I don't believe you ;-)

[gaborcsardi]

[This was closed some time ago, but my question is really related to the recursive version.]

Do you have an estimate or just a guess what this means for memory allocation along the pipe?

To elaborate, without promises, the recursive version allocates all values along the pipe, at the same time.

Now, we of course have promises, so quite often this does not happen, and simply a promise is pushed through the pipe, and value is only evaluated at the last stage.

With the for version, there are no promises, but there is no nesting either, so no memory accumulation along the pipe.

[@casallas is this what you meant my allocating the memory twice?]

[smbache]

No I'm not sure how costly it is, although surely recursion is inefficient, but this is a problem linear in the number of pipes (and almost always negligible). However there were examples where the loop version failed for subtle reasons. I'm sure @kmillar and crew gets the recursion overhead down ;)

Did you experience trouble with the recursive version?

[gaborcsardi]

@smbache No, I haven't seen trouble, so, yes, this is theoretical.

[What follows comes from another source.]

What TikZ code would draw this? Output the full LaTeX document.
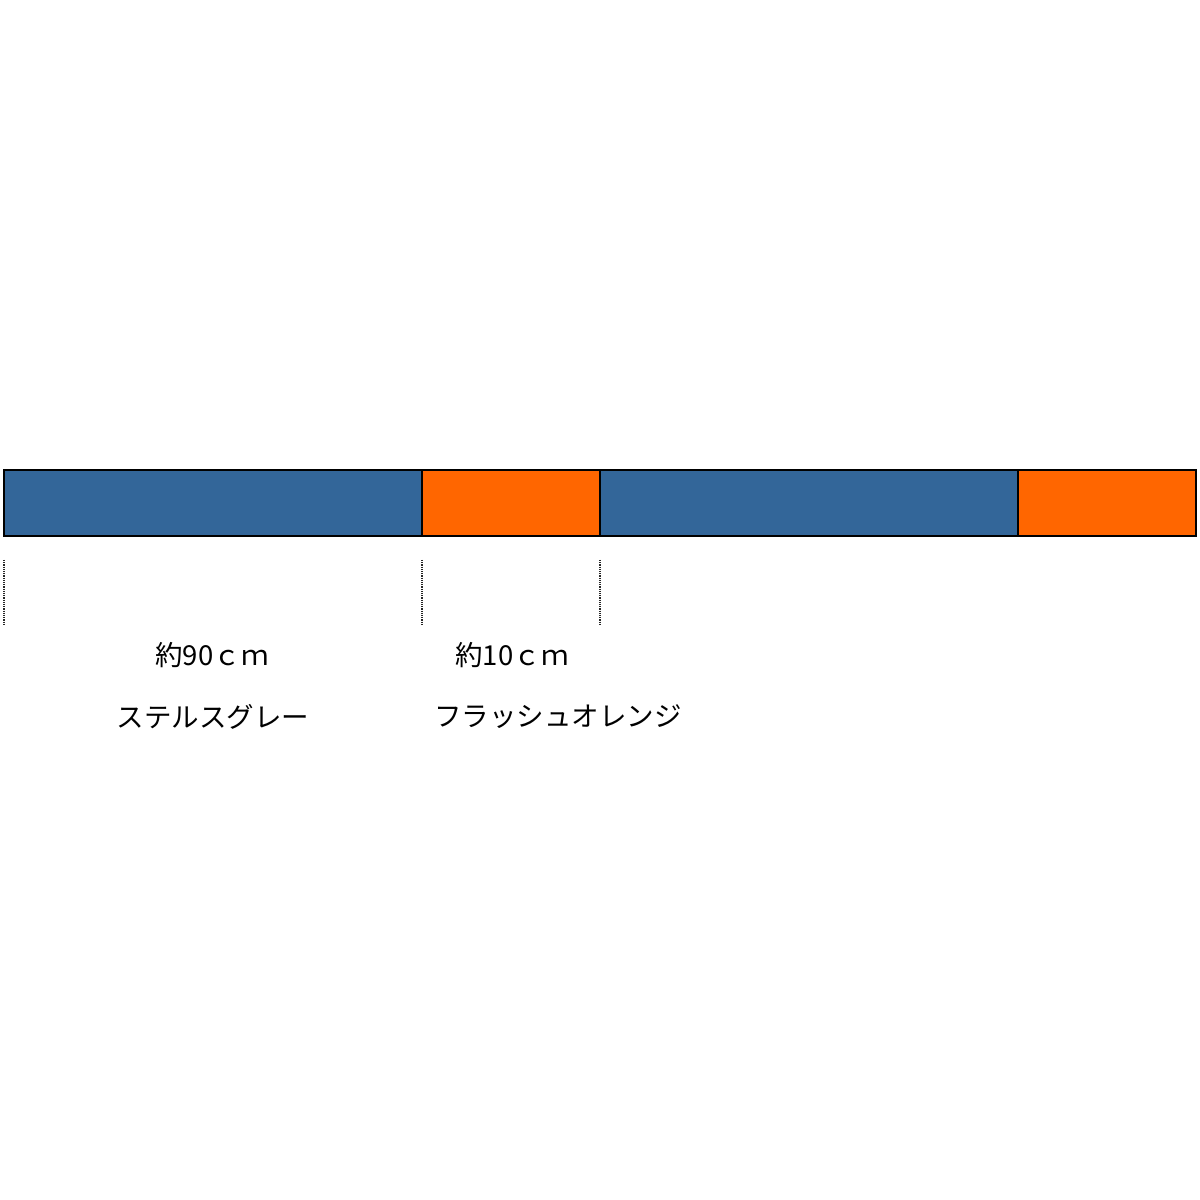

I am not worried about the recursion per se, that's fine with me. I am "worried" about having a value at each level of the recursion.

Think about a typical use case of putting a (largish) data frame into a pipe, and manipulating and transforming it at each step. If you write it without pipes:

result <- manipulate1(DF)
result <- manipulate2(result)
result <- manipulate3(result)
...

then there is only one copy of result. (Well, usually two really, but the point is that it is O(1).)

However if you write it with pipes, then, because of the recursion, there will be a separate value at each level of the recursion. (AFAIK there is no tail-recursion optimization in R.)
If these values are large data frames, then you'll end up with multiple copies of them. I.e. if you have a pipe with 10 stages, you store the "data" 10 times, at the same time.

Of course this is usually not true because of the promises. If there are no side effects, R is just passing value as a promise down the pipe, and everything works effectively the same way as the non-pipey version.

So my question is: how often can we push a promise to the end of the pipe?

In other words, I am fairly sure that by introducing side effects, I can make R store the data as many times as many stages I have in the pipe, so I can "break" it. But does it really happen in real uses cases? Do people have side effects in the pipe stages?

I guess it might be also a good idea to promote pipey code without side effects. E.g. if the manual, readmes, vignettes, etc. have code with side effects, maybe we can reconsider them.